Melvyn Weeks

Faculty of Economics and Clare College, University of Cambridge, UK.

Causal Tree Estimation of Heterogeneous Household Response to Time-Of-Use Electricity Pricing

Schemes Jinhua Wang and Melvyn Weeks

We examine the distributional effects of the introduction of Time-of-Use (tou) pricing schemes where the price per kWh of electricity usage depends on the time of consumption. These pricing schemes are enabled by smart meters, which can regularly (i.e. half-hourly) record consumption. Using causal trees, and an aggregation of causal tree estimates known as a causal forest (Athey & Imbens 2016, Wager & Athey 2017), we consider the association between the effect of TOU pricing schemes on household electricity demand and a range of variables that are observable before the introduction of the new pricing schemes.

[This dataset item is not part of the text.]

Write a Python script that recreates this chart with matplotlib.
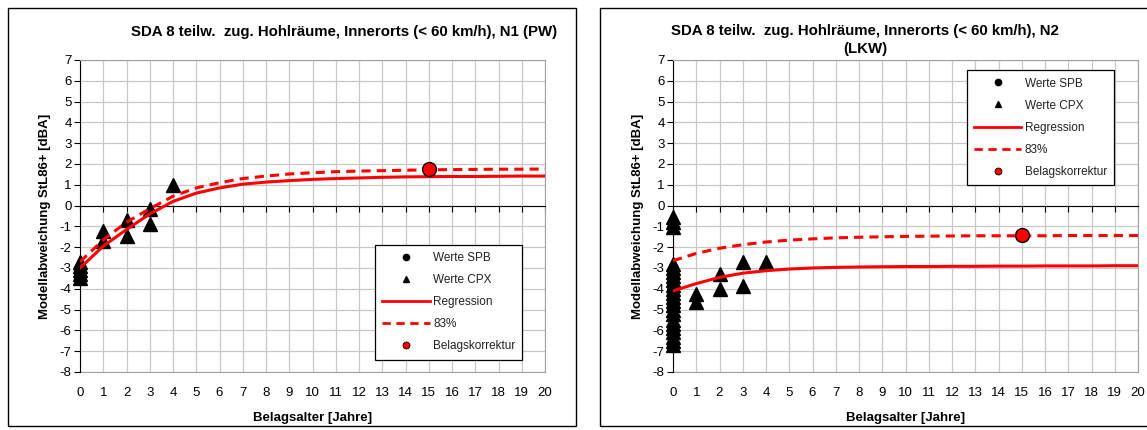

Causal trees provide an interpretable description of heterogeneity, while causal forests can be used to obtain individual-specific estimates of treatment effects. Given that policy makers are often interested in the factors underlying a given prediction, it is desirable to gain some insight to which variables in this large set are most often selected. A key challenge follows from that fact that partitions generated by tree-based methods are sensitive to subsampling, while the use of ensemble methods such as causal forests produce more stable, but less interpretable estimates. To address this problem we utilise variable importance measures to consider which variables are chosen most often by the causal forest algorithm. Given that a number of standard variable importance measures can be biased towards continuous variables, we address this issue by including permutation-based tests for our variable importance results. Keywords: Machine learning, TOU tariffs, Smart metering, Household electricity demand.

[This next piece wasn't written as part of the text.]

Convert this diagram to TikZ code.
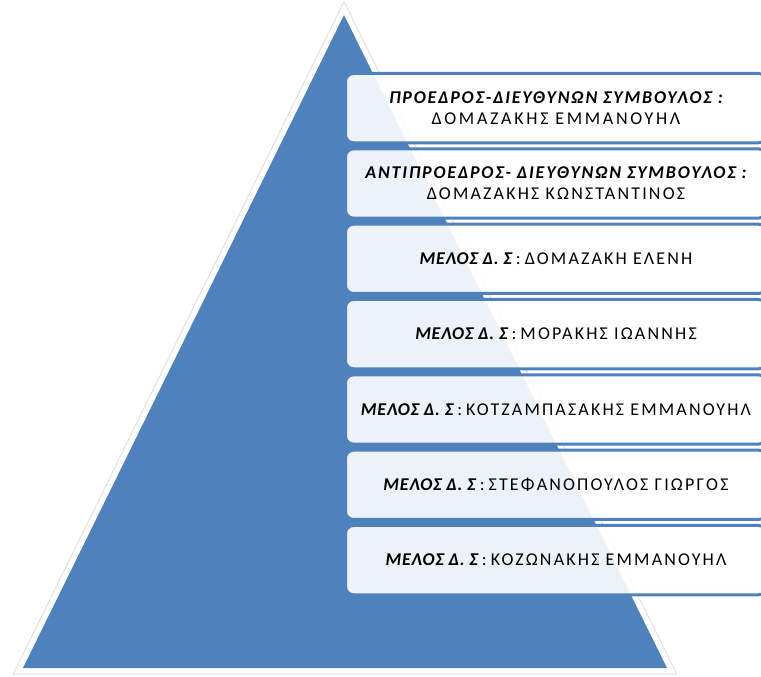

Melvyn Weeks is Assistant Professor in Economics at the University of Cambridge and a Fellow of Clare College Cambridge. His PhD is from the University of Pennsylvania, with fields in microeconomics and econometrics. Melvyn’s research interest spans both theoretical and applied microeconometrics including policy evaluation, understanding behaviour over discrete choice; modelling demand systems in empirical industrial organisation; revealed and stated preference models; model testing and evaluation; and computationally intensive methods including machine learning, simulation-based inference and the bootstrap. Recently, Melvyn has used a combination of Machine Learning approaches and econometrics to understand relationships that exist within large and complex datasets, avoiding the well known multiple testing problem. He is currently pursuing a number of projects examining the impact of time-of-use pricing in the electricity market. Assisted by a number of PhD students, this work combines aspects of econometric and machine learning tools to explore the extent to which households respond to intra-day variation in prices, and specifically how demand response varies according to both demographic characteristics and attributes of load demand proles. As an extension of this work, Melvyn is an advisor to a Cambridge-based company, Smart Meter Analytics Platform, which seeks to accelerate the utilisation of customer-level energy data by providing a cutting edge and ready-to-deploy data analytics service to energy companies. In addition his research involves the development and application of models of discrete choice.